В июле ополченцы оставили Северодонецк и Лисичанск: там воевала бригада «Призрак» Алексея Мозгового.
Тем летом у Захарченко случились первые большие потери в его подразделении. Не по его вине.
О мёртвых либо хорошо, либо ничего, но… В общем, Захарченко грешит на Мозгового.
В помощь ему он передал тогда роту бойцов, 124 человека. Живыми оттуда вернулись 57 человек.
– Сармат тогда четыре пули получил в живот, две пули в грудь, и он ещё раненый командовал, пока его волокли до Лисичанского поста, – говорит Захарченко, весь морщась, как от зубной боли. – Потом сделали Сармату операцию, и он, слава богу, жив остался.
Забирать остатки роты Захарченко поехал сам.
В ту поездку случилась жуткая история, о которой Захарченко вспоминает постоянно.
В овраг у дороги сносили раненых ополченцев, их там лежало несколько десятков. Туда заехал украинский танк, и решил всех передавить: двинул прямо по раненым.
Один из них, пацан лет восемнадцати, на глазах у Захарченко, обвязавшись гранатами, бросился под гусеницы.
Никто так и не узнал, кто он, из какого подразделения – в карьере были раненые с нескольких отрядов, ведущих в этом районе бои.
– …Потом я шесть дней, по просёлочным дорогам, по каким-то перелескам, по полям выводил роту, – рассказывает Захарченко. – Шесть суток из Лисичанска шли домой.

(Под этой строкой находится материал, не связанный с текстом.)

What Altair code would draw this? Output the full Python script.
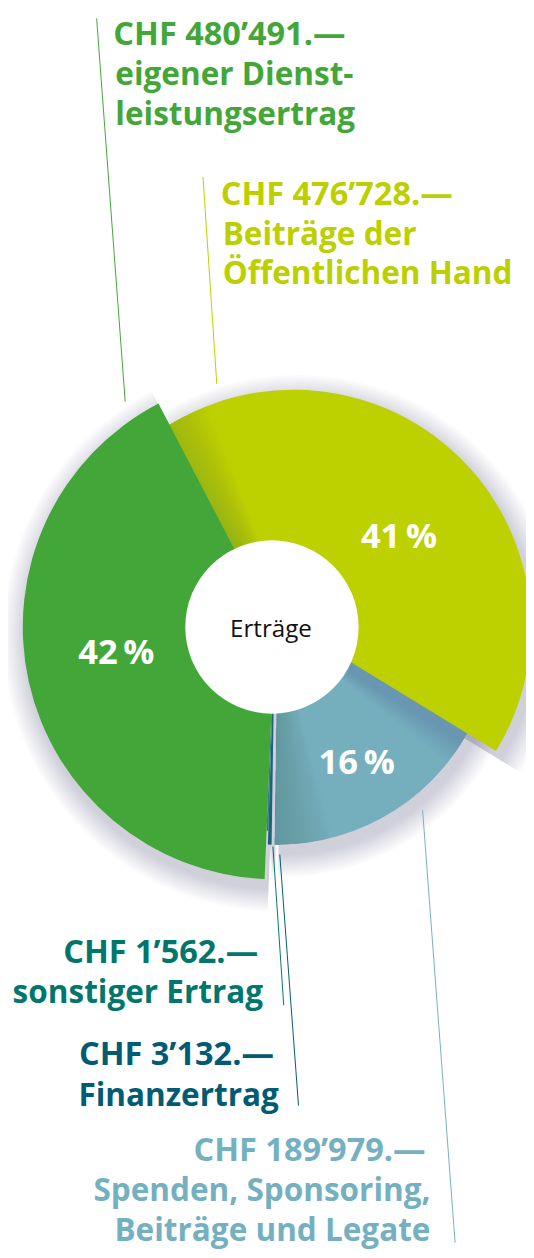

Шесть дней пешком. На носилках несли раненых… Двое умерли по дороге – потеря крови.
К тому моменту ополчение контролировало только крупные населённые пункты и блокпосты на основных направлениях, но огромные участки территорий были оголены. Украинские «силовики» сообразили, что у ополчения элементарно не хватает сил, поэтому было совершено множество «разрезов»; республики буквально раскромсали.
Вся эта история, с шестидневным переходом, – о ней нужно долго говорить и вспоминать. Разодранная территория Донбасса, где никакие границы ещё толком не установлены, а добровольческие батальоны или бойцы ВСУ могут появиться откуда угодно. И, по жаре, идёт группа битых-перебитых людей.
Может быть, позже кино об этом снимут. Или, как чаще всего бывает, нет.
– Потом уже, – рассказывает Захарченко, с белеющими, как у него всегда бывает в бешенстве, глазами, – когда Мозговой приехал ко мне, я его спросил: «Слышь, Лёх, а нахера ты их бросил? Неужели нельзя было забрать автобусы у кого-нибудь? Какие-то машины, вывезти пацанов раненых? Просто вывезти их и всё?» Ну, это же, говорит, частная собственность. Я ему говорю: «Ты что, гонишь?» А Мозговой приехал – на «Порше Кайен». «Он что у тебя, купленный за деньги?».
Захарченко смотрит на меня. Я молчу. По мне, Мозговой был крутым командиром. Но какое значение имеет то, что думаю я.
– …Ко второму году войны из первых командиров осталось процентов двадцать – каждый пятый, – говорит Захарченко. – Кто-то уехал в Россию, кто-то в Крым…
– А что? С ними что-то случилось? Их… что-то изменило?
– Власть и деньги. Нельзя привыкать к убийствам. Убить на войне можно, никуда не денешься. Но нельзя привыкать убивать.
– А кто привык?
Захарченко называет короткий, из трёх букв, позывной одного из легендарных «полевых командиров». Сейчас он уже ушёл с Донбасса.